+++ Information supplied

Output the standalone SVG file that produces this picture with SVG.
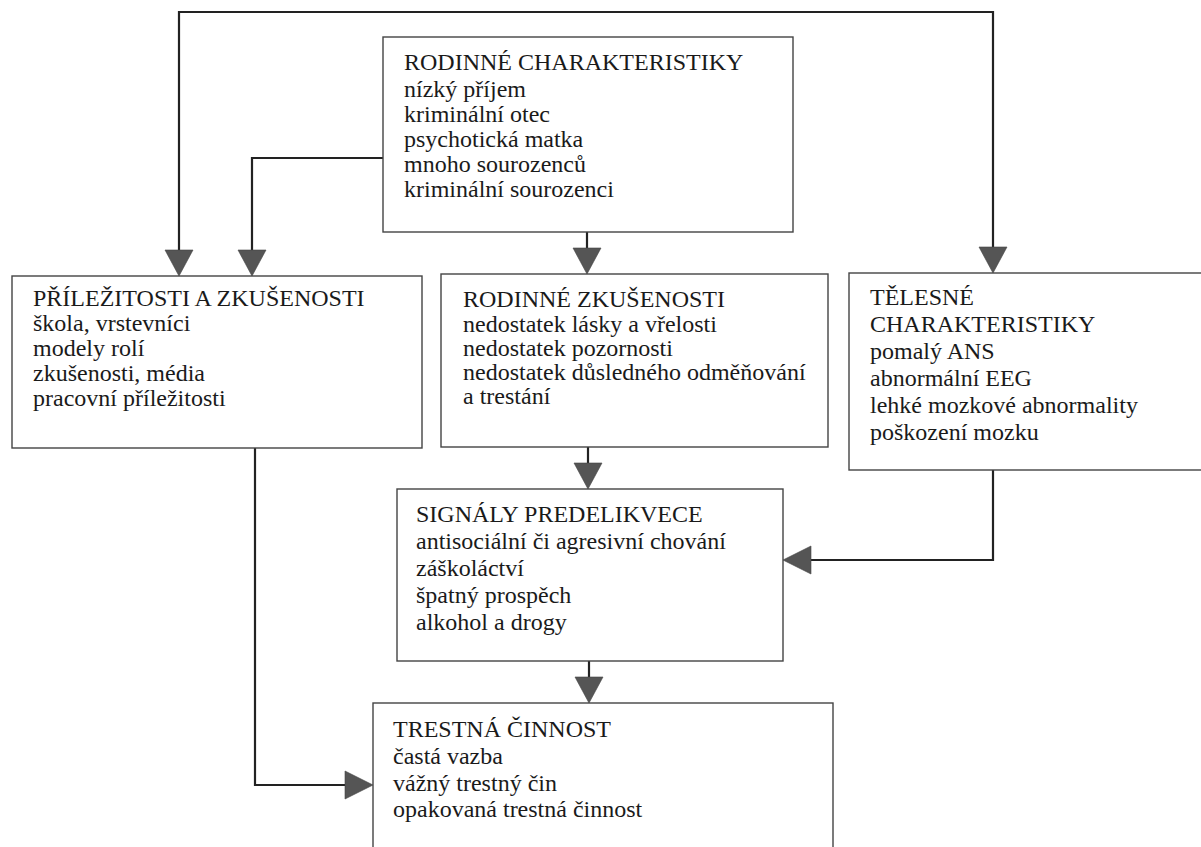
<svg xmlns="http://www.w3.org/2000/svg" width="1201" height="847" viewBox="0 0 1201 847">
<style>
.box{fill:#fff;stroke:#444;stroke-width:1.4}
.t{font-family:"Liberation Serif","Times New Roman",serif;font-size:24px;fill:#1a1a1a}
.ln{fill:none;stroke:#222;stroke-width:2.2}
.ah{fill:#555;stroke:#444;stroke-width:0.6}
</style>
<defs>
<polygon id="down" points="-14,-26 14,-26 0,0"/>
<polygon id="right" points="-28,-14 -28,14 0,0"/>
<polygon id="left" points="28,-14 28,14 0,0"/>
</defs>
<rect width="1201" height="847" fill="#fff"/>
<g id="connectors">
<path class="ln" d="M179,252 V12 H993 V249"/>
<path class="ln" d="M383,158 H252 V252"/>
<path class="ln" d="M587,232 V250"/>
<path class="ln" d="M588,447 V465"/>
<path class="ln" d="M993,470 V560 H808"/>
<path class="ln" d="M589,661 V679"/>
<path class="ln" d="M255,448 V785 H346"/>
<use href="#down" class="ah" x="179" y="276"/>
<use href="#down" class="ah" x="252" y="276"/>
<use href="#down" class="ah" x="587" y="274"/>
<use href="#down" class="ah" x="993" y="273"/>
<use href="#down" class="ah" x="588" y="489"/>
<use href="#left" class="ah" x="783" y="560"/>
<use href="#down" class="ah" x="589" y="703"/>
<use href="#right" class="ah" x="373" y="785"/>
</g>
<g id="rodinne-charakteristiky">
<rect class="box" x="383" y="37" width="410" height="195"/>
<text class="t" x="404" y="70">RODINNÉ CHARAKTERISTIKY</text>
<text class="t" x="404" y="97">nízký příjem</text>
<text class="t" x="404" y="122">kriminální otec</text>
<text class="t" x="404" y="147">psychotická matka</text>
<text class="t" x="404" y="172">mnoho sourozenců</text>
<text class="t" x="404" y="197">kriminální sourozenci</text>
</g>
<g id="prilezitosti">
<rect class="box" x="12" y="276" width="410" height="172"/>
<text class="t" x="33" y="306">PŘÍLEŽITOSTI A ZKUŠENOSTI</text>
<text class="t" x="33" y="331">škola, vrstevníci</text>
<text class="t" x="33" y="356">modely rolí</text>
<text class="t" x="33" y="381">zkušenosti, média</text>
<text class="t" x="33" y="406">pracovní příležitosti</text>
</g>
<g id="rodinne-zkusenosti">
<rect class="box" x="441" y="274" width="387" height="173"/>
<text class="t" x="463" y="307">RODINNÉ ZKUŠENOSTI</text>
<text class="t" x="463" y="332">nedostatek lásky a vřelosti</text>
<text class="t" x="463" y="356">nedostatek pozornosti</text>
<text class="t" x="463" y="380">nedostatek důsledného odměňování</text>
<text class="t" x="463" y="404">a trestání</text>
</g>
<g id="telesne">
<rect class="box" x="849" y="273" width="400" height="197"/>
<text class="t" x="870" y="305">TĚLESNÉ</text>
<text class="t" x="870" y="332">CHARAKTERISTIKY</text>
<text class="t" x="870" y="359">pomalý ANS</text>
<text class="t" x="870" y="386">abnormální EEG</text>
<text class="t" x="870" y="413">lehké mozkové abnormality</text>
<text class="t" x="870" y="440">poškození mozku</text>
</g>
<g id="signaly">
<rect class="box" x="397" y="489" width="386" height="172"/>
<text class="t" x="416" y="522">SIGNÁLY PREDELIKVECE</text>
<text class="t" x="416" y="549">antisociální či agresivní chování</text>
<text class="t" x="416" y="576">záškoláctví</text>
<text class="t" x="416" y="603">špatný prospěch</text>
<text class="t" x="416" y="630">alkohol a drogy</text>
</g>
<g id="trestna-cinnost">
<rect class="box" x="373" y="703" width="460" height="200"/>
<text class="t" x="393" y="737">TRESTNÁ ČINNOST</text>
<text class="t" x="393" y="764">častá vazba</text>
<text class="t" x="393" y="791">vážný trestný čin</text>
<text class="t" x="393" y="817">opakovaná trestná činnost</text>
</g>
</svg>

++++++

Challenge: From start to finish, output the listing exactly, but omit its pictures.

Final result:
Output the standalone SVG file that produces this picture with SVG.
<svg xmlns="http://www.w3.org/2000/svg" width="1201" height="847" viewBox="0 0 1201 847">
<style>
.box{fill:#fff;stroke:#444;stroke-width:1.4}
.t{font-family:"Liberation Serif","Times New Roman",serif;font-size:24px;fill:#1a1a1a}
.ln{fill:none;stroke:#222;stroke-width:2.2}
.ah{fill:#555;stroke:#444;stroke-width:0.6}
</style>
<defs>
<polygon id="down" points="-14,-26 14,-26 0,0"/>
<polygon id="right" points="-28,-14 -28,14 0,0"/>
<polygon id="left" points="28,-14 28,14 0,0"/>
</defs>
<rect width="1201" height="847" fill="#fff"/>
<g id="connectors">
<path class="ln" d="M179,252 V12 H993 V249"/>
<path class="ln" d="M383,158 H252 V252"/>
<path class="ln" d="M587,232 V250"/>
<path class="ln" d="M588,447 V465"/>
<path class="ln" d="M993,470 V560 H808"/>
<path class="ln" d="M589,661 V679"/>
<path class="ln" d="M255,448 V785 H346"/>
<use href="#down" class="ah" x="179" y="276"/>
<use href="#down" class="ah" x="252" y="276"/>
<use href="#down" class="ah" x="587" y="274"/>
<use href="#down" class="ah" x="993" y="273"/>
<use href="#down" class="ah" x="588" y="489"/>
<use href="#left" class="ah" x="783" y="560"/>
<use href="#down" class="ah" x="589" y="703"/>
<use href="#right" class="ah" x="373" y="785"/>
</g>
<g id="rodinne-charakteristiky">
<rect class="box" x="383" y="37" width="410" height="195"/>
<text class="t" x="404" y="70">RODINNÉ CHARAKTERISTIKY</text>
<text class="t" x="404" y="97">nízký příjem</text>
<text class="t" x="404" y="122">kriminální otec</text>
<text class="t" x="404" y="147">psychotická matka</text>
<text class="t" x="404" y="172">mnoho sourozenců</text>
<text class="t" x="404" y="197">kriminální sourozenci</text>
</g>
<g id="prilezitosti">
<rect class="box" x="12" y="276" width="410" height="172"/>
<text class="t" x="33" y="306">PŘÍLEŽITOSTI A ZKUŠENOSTI</text>
<text class="t" x="33" y="331">škola, vrstevníci</text>
<text class="t" x="33" y="356">modely rolí</text>
<text class="t" x="33" y="381">zkušenosti, média</text>
<text class="t" x="33" y="406">pracovní příležitosti</text>
</g>
<g id="rodinne-zkusenosti">
<rect class="box" x="441" y="274" width="387" height="173"/>
<text class="t" x="463" y="307">RODINNÉ ZKUŠENOSTI</text>
<text class="t" x="463" y="332">nedostatek lásky a vřelosti</text>
<text class="t" x="463" y="356">nedostatek pozornosti</text>
<text class="t" x="463" y="380">nedostatek důsledného odměňování</text>
<text class="t" x="463" y="404">a trestání</text>
</g>
<g id="telesne">
<rect class="box" x="849" y="273" width="400" height="197"/>
<text class="t" x="870" y="305">TĚLESNÉ</text>
<text class="t" x="870" y="332">CHARAKTERISTIKY</text>
<text class="t" x="870" y="359">pomalý ANS</text>
<text class="t" x="870" y="386">abnormální EEG</text>
<text class="t" x="870" y="413">lehké mozkové abnormality</text>
<text class="t" x="870" y="440">poškození mozku</text>
</g>
<g id="signaly">
<rect class="box" x="397" y="489" width="386" height="172"/>
<text class="t" x="416" y="522">SIGNÁLY PREDELIKVECE</text>
<text class="t" x="416" y="549">antisociální či agresivní chování</text>
<text class="t" x="416" y="576">záškoláctví</text>
<text class="t" x="416" y="603">špatný prospěch</text>
<text class="t" x="416" y="630">alkohol a drogy</text>
</g>
<g id="trestna-cinnost">
<rect class="box" x="373" y="703" width="460" height="200"/>
<text class="t" x="393" y="737">TRESTNÁ ČINNOST</text>
<text class="t" x="393" y="764">častá vazba</text>
<text class="t" x="393" y="791">vážný trestný čin</text>
<text class="t" x="393" y="817">opakovaná trestná činnost</text>
</g>
</svg>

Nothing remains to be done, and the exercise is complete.